#### What this task involves
Your task is to output the listing word for word, with pictures excluded.

#### Stored data

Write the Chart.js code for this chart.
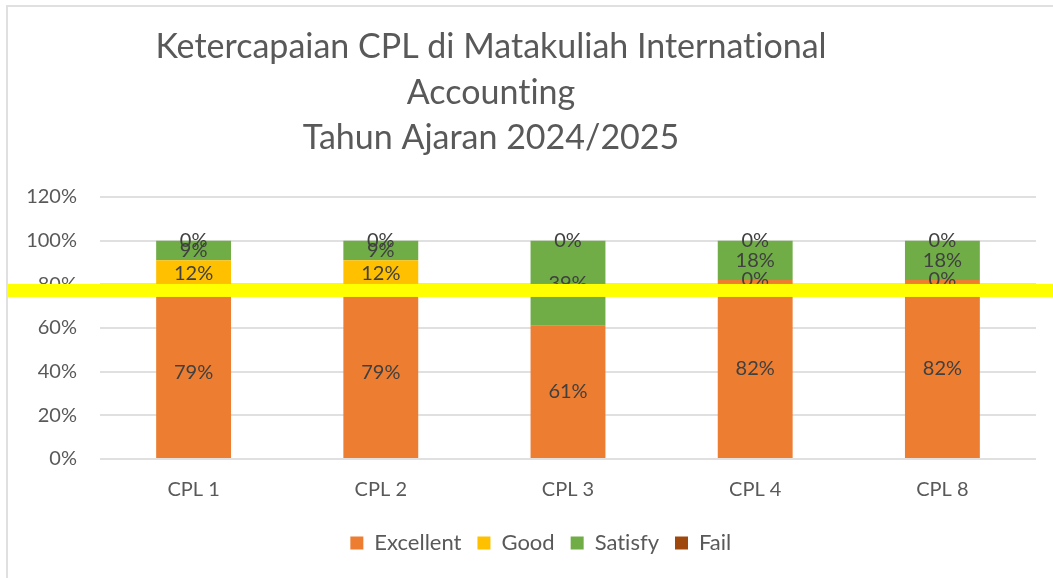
<!DOCTYPE html>
<html><head><meta charset="utf-8">
<script src="https://cdn.jsdelivr.net/npm/chart.js@4.4.1/dist/chart.umd.min.js"></script>
<style>
html,body{margin:0;padding:0;background:#fff;overflow:hidden;}
#wrap{position:relative;width:1053px;height:578px;}
#frame{position:absolute;left:6px;top:5px;width:1100px;height:600px;border-top:2px solid #e0e0e0;border-left:2px solid #e0e0e0;}
canvas{position:absolute;left:0;top:0;}
</style></head><body>
<div id="wrap"><div id="frame"></div><canvas id="c" width="1053" height="578"></canvas></div>
<script>
const categories = ['CPL 1', 'CPL 2', 'CPL 3', 'CPL 4', 'CPL 8'];
const excellent = [0.79, 0.79, 0.61, 0.82, 0.82];
const good = [0.12, 0.12, null, 0, 0];
const satisfy = [0.09, 0.09, 0.39, 0.18, 0.18];
const fail = [0, 0, 0, 0, 0];
const seriesNames = ['Excellent', 'Good', 'Satisfy', 'Fail'];
const seriesColors = ['#ED7D31', '#FFC000', '#70AD47', '#9E480E'];
const titleLines = ['Ketercapaian CPL di Matakuliah International', 'Accounting', 'Tahun Ajaran 2024/2025'];
const yTickMax = 1.2;
const yTickStep = 0.2;
const highlightValue = 0.772;

const FONT = 'Lato';
const TEXT = '#595959';

const noLigatures = {
  id: 'noLig',
  beforeDraw(chart) { try { chart.ctx.textRendering = 'optimizeSpeed'; } catch (e) {} }
};

const titlePlugin = {
  id: 'multiTitle',
  afterDraw(chart) {
    const ctx = chart.ctx;
    ctx.save();
    try { ctx.textRendering = 'optimizeSpeed'; } catch (e) {}
    ctx.font = '34px ' + FONT;
    ctx.fillStyle = TEXT;
    ctx.textAlign = 'center';
    ctx.textBaseline = 'middle';
    const ys = [47, 93, 138];
    titleLines.forEach((t, i) => ctx.fillText(t, 491, ys[i]));
    ctx.restore();
  }
};

const labelPlugin = {
  id: 'segLabels',
  afterDatasetsDraw(chart) {
    const ctx = chart.ctx;
    ctx.save();
    ctx.font = '20px ' + FONT;
    ctx.fillStyle = '#404040';
    ctx.textAlign = 'center';
    ctx.textBaseline = 'middle';
    chart.data.datasets.forEach((ds, di) => {
      const meta = chart.getDatasetMeta(di);
      meta.data.forEach((el, i) => {
        const v = ds.data[i];
        if (v === null || v === undefined) return;
        ctx.fillText(Math.round(v * 100) + '%', el.x, (el.y + el.base) / 2);
      });
    });
    ctx.restore();
  }
};

const highlightPlugin = {
  id: 'highlight',
  afterDraw(chart) {
    const ctx = chart.ctx;
    const y = chart.scales.y.getPixelForValue(highlightValue);
    ctx.save();
    ctx.fillStyle = '#FFFF00';
    ctx.fillRect(7, y - 6.5, chart.width - 7, 13);
    ctx.restore();
  }
};

const legendShift = {
  id: 'legendShift',
  afterLayout(chart) {
    const lg = chart.legend;
    if (lg) { lg.left += 20; lg.right += 20; }
  }
};

const seriesData = [excellent, good, satisfy, fail];

new Chart(document.getElementById('c'), {
  type: 'bar',
  data: {
    labels: categories,
    datasets: seriesNames.map((n, i) => ({
      label: n,
      data: seriesData[i],
      backgroundColor: seriesColors[i],
      borderWidth: 0,
      categoryPercentage: 1,
      barPercentage: 0.4
    }))
  },
  options: {
    responsive: false,
    animation: false,
    devicePixelRatio: 1,
    layout: { padding: { left: 6, right: 17, top: 197, bottom: 14 } },
    plugins: {
      title: { display: false },
      tooltip: { enabled: false },
      legend: {
        display: true,
        position: 'bottom',
        labels: {
          font: { family: FONT, size: 22 },
          color: TEXT,
          boxWidth: 13,
          boxHeight: 13,
          padding: 16
        }
      }
    },
    scales: {
      x: {
        stacked: true,
        grid: { display: false, drawTicks: false },
        border: { display: false },
        ticks: { font: { family: FONT, size: 20 }, color: TEXT, padding: 19 },
        afterFit(s) { s.height = 57; }
      },
      y: {
        stacked: true,
        min: 0,
        max: yTickMax,
        grid: { color: '#e0e0e0', lineWidth: 2, drawTicks: false },
        border: { display: false },
        ticks: {
          stepSize: yTickStep,
          font: { family: FONT, size: 20 },
          color: TEXT,
          padding: 23,
          callback: v => Math.round(v * 100) + '%'
        },
        afterFit(s) { s.width = 94; }
      }
    }
  },
  plugins: [noLigatures, titlePlugin, labelPlugin, highlightPlugin, legendShift]
});
</script>
</body></html>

#### The response
Write the Chart.js code for this chart.
<!DOCTYPE html>
<html><head><meta charset="utf-8">
<script src="https://cdn.jsdelivr.net/npm/chart.js@4.4.1/dist/chart.umd.min.js"></script>
<style>
html,body{margin:0;padding:0;background:#fff;overflow:hidden;}
#wrap{position:relative;width:1053px;height:578px;}
#frame{position:absolute;left:6px;top:5px;width:1100px;height:600px;border-top:2px solid #e0e0e0;border-left:2px solid #e0e0e0;}
canvas{position:absolute;left:0;top:0;}
</style></head><body>
<div id="wrap"><div id="frame"></div><canvas id="c" width="1053" height="578"></canvas></div>
<script>
const categories = ['CPL 1', 'CPL 2', 'CPL 3', 'CPL 4', 'CPL 8'];
const excellent = [0.79, 0.79, 0.61, 0.82, 0.82];
const good = [0.12, 0.12, null, 0, 0];
const satisfy = [0.09, 0.09, 0.39, 0.18, 0.18];
const fail = [0, 0, 0, 0, 0];
const seriesNames = ['Excellent', 'Good', 'Satisfy', 'Fail'];
const seriesColors = ['#ED7D31', '#FFC000', '#70AD47', '#9E480E'];
const titleLines = ['Ketercapaian CPL di Matakuliah International', 'Accounting', 'Tahun Ajaran 2024/2025'];
const yTickMax = 1.2;
const yTickStep = 0.2;
const highlightValue = 0.772;

const FONT = 'Lato';
const TEXT = '#595959';

const noLigatures = {
  id: 'noLig',
  beforeDraw(chart) { try { chart.ctx.textRendering = 'optimizeSpeed'; } catch (e) {} }
};

const titlePlugin = {
  id: 'multiTitle',
  afterDraw(chart) {
    const ctx = chart.ctx;
    ctx.save();
    try { ctx.textRendering = 'optimizeSpeed'; } catch (e) {}
    ctx.font = '34px ' + FONT;
    ctx.fillStyle = TEXT;
    ctx.textAlign = 'center';
    ctx.textBaseline = 'middle';
    const ys = [47, 93, 138];
    titleLines.forEach((t, i) => ctx.fillText(t, 491, ys[i]));
    ctx.restore();
  }
};

const labelPlugin = {
  id: 'segLabels',
  afterDatasetsDraw(chart) {
    const ctx = chart.ctx;
    ctx.save();
    ctx.font = '20px ' + FONT;
    ctx.fillStyle = '#404040';
    ctx.textAlign = 'center';
    ctx.textBaseline = 'middle';
    chart.data.datasets.forEach((ds, di) => {
      const meta = chart.getDatasetMeta(di);
      meta.data.forEach((el, i) => {
        const v = ds.data[i];
        if (v === null || v === undefined) return;
        ctx.fillText(Math.round(v * 100) + '%', el.x, (el.y + el.base) / 2);
      });
    });
    ctx.restore();
  }
};

const highlightPlugin = {
  id: 'highlight',
  afterDraw(chart) {
    const ctx = chart.ctx;
    const y = chart.scales.y.getPixelForValue(highlightValue);
    ctx.save();
    ctx.fillStyle = '#FFFF00';
    ctx.fillRect(7, y - 6.5, chart.width - 7, 13);
    ctx.restore();
  }
};

const legendShift = {
  id: 'legendShift',
  afterLayout(chart) {
    const lg = chart.legend;
    if (lg) { lg.left += 20; lg.right += 20; }
  }
};

const seriesData = [excellent, good, satisfy, fail];

new Chart(document.getElementById('c'), {
  type: 'bar',
  data: {
    labels: categories,
    datasets: seriesNames.map((n, i) => ({
      label: n,
      data: seriesData[i],
      backgroundColor: seriesColors[i],
      borderWidth: 0,
      categoryPercentage: 1,
      barPercentage: 0.4
    }))
  },
  options: {
    responsive: false,
    animation: false,
    devicePixelRatio: 1,
    layout: { padding: { left: 6, right: 17, top: 197, bottom: 14 } },
    plugins: {
      title: { display: false },
      tooltip: { enabled: false },
      legend: {
        display: true,
        position: 'bottom',
        labels: {
          font: { family: FONT, size: 22 },
          color: TEXT,
          boxWidth: 13,
          boxHeight: 13,
          padding: 16
        }
      }
    },
    scales: {
      x: {
        stacked: true,
        grid: { display: false, drawTicks: false },
        border: { display: false },
        ticks: { font: { family: FONT, size: 20 }, color: TEXT, padding: 19 },
        afterFit(s) { s.height = 57; }
      },
      y: {
        stacked: true,
        min: 0,
        max: yTickMax,
        grid: { color: '#e0e0e0', lineWidth: 2, drawTicks: false },
        border: { display: false },
        ticks: {
          stepSize: yTickStep,
          font: { family: FONT, size: 20 },
          color: TEXT,
          padding: 23,
          callback: v => Math.round(v * 100) + '%'
        },
        afterFit(s) { s.width = 94; }
      }
    }
  },
  plugins: [noLigatures, titlePlugin, labelPlugin, highlightPlugin, legendShift]
});
</script>
</body></html>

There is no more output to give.